704 S Alvarado St, Los Angeles

We have the fortune of living two blocks away from what is arguable one of Los Angeles’ few true French restaurants. French food was hijacked by gourmet chefs who tried to establish the sauce as the holy grail of culinary school. La Dijoniase proves that you can serve good French food in a cool neighborhood restaurant, without the astronomic price tag or the Food Network hovering near the souse chef station. Sandwiches, salads, pastas, and crepes, baby. They also serve one of the rare true Nicoise salads in town. There is a lunch menu with more sandwiches and lunch options. Beware, the one thing that is the most traditionally French here is the service. It tends to suck. The waiters are nice, but have trouble remembering you exist. Average price for two people is about twenty bucks before tip.
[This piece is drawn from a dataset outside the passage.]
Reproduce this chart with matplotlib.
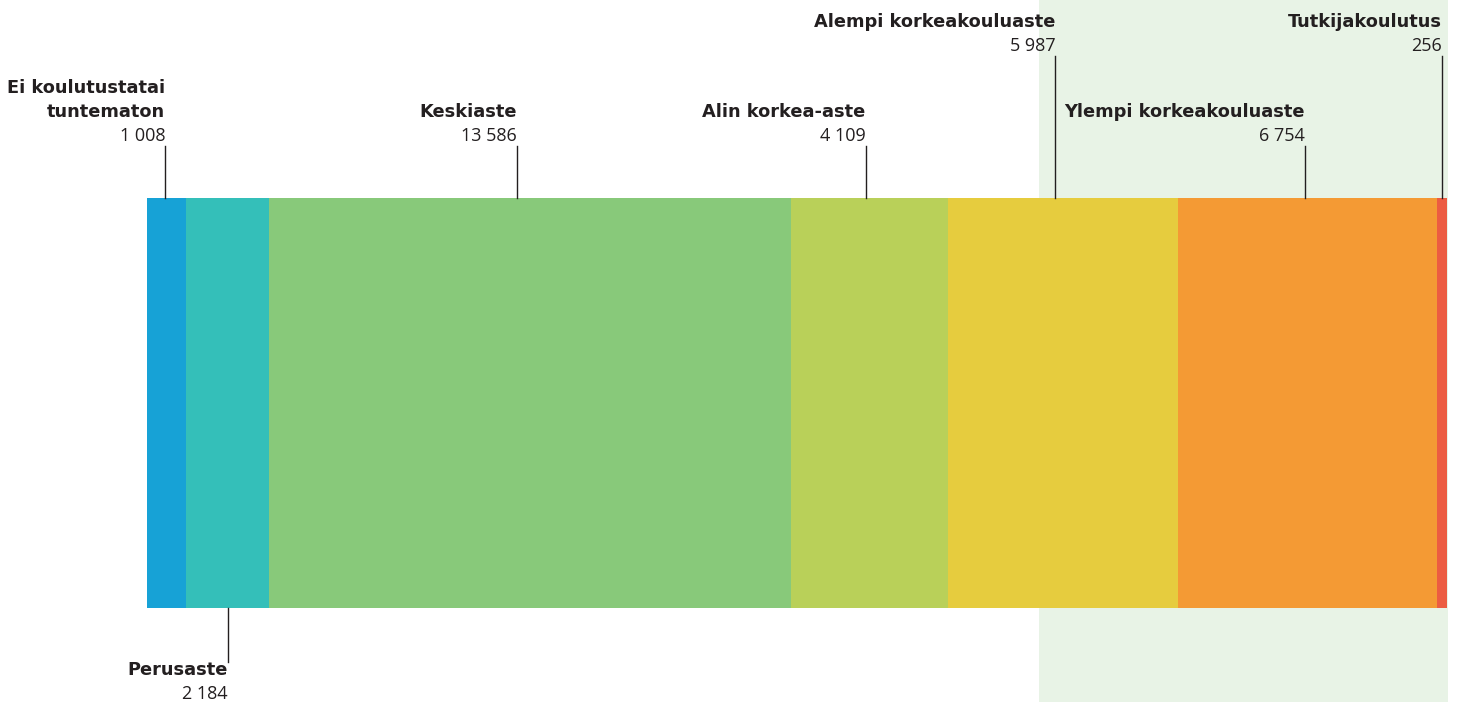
import matplotlib
matplotlib.use("Agg")
import matplotlib.pyplot as plt

# Education level counts
labels = [
    "Ei koulutustatai\ntuntematon",
    "Perusaste",
    "Keskiaste",
    "Alin korkea-aste",
    "Alempi korkeakouluaste",
    "Ylempi korkeakouluaste",
    "Tutkijakoulutus",
]
values = [1008, 2184, 13586, 4109, 5987, 6754, 256]
colors = ["#17a2d6", "#34bfb9", "#88c97a", "#b9d059", "#e6cc3e", "#f49a34", "#ec5c42"]
# label row: 0 = just above bar, 1 = top row, -1 = below bar
label_rows = [0, -1, 0, 0, 1, 0, 1]
# small pixel nudges of the leader lines away from segment centres
line_nudge = [-1, 0, -13, -4, -8, -3, 0]

W, H = 1459, 702
BAR_LEFT, BAR_RIGHT = 147, 1447
BAR_TOP, BAR_BOTTOM = 198, 608
TEXT_COLOR = "#231f20"
NAME_FONT = dict(family="DejaVu Sans", fontweight="bold", fontsize=12.8)
NUM_FONT = dict(family="Open Sans", fontsize=13)

total = sum(values)
scale = (BAR_RIGHT - BAR_LEFT) / total

fig = plt.figure(figsize=(W / 100, H / 100), dpi=100)
ax = fig.add_axes([0, 0, 1, 1])
ax.set_xlim(-BAR_LEFT / scale, (W - BAR_LEFT) / scale)
ax.set_ylim(H, 0)
ax.axis("off")

# light green shading behind the university levels
shade_left = (1039 - BAR_LEFT) / scale
ax.axvspan(shade_left, total + 1 / scale, ymin=0, ymax=1, color="#e8f3e6", zorder=0, lw=0)

left = 0
for lab, val, col, row, nudge in zip(labels, values, colors, label_rows, line_nudge):
    ax.barh(BAR_TOP + (BAR_BOTTOM - BAR_TOP) / 2, val, height=BAR_BOTTOM - BAR_TOP,
            left=left, color=col, lw=0, zorder=2)
    mid = left + val / 2 + nudge / scale
    num = f"{val:,}".replace(",", " ")
    if row == -1:
        ax.plot([mid, mid], [BAR_BOTTOM, 662], color=TEXT_COLOR, lw=1, zorder=3)
        ax.text(mid, 670, lab, ha="right", va="center", color=TEXT_COLOR, **NAME_FONT)
        ax.text(mid, 694, num, ha="right", va="center", color=TEXT_COLOR, **NUM_FONT)
    else:
        num_y = 136 if row == 0 else 46
        ax.plot([mid, mid], [num_y + 10, BAR_TOP], color=TEXT_COLOR, lw=1, zorder=3)
        ax.text(mid, num_y, num, ha="right", va="center", color=TEXT_COLOR, **NUM_FONT)
        lines = lab.split("\n")
        for k, line in enumerate(reversed(lines)):
            ax.text(mid, num_y - 24 * (k + 1), line, ha="right", va="center",
                    color=TEXT_COLOR, **NAME_FONT)
    left += val

fig.savefig("out.png", dpi=100)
(310) 287-2770, 8703 Washington Blvd, Culver City

You always risk a disaster when you attempt fusion cuisine, but K-Zo succeeds deliciously. The quality of the fish is superb – which means anything built with fish that marvelous is going to be good. The live octopus carpaccio was spectacular. And though it didn’t twitch (not THAT live) you could tell it was fresh, prepared seconds before it hit our table. And that’s the second aspect of K-Zo that elavates it – their staff knows how to pace a meal. Sushi wasn’t just brought out in a buckshot. Salads and sashimi were presented first and the staff waited until they were eaten before bringing small portions of rolls and other dishes. This is a restaurant that knows that good fish must be eaten immediately after being prepared – the longer it waits on the table the weirder it gets. K-Zo is first class sushi dining and I can’t wait to go back. They also have an expansive sake list including a 3 flavor sampler for neophites. Alas, you’ll have to pay for the experience to the tune of forty bucks a head.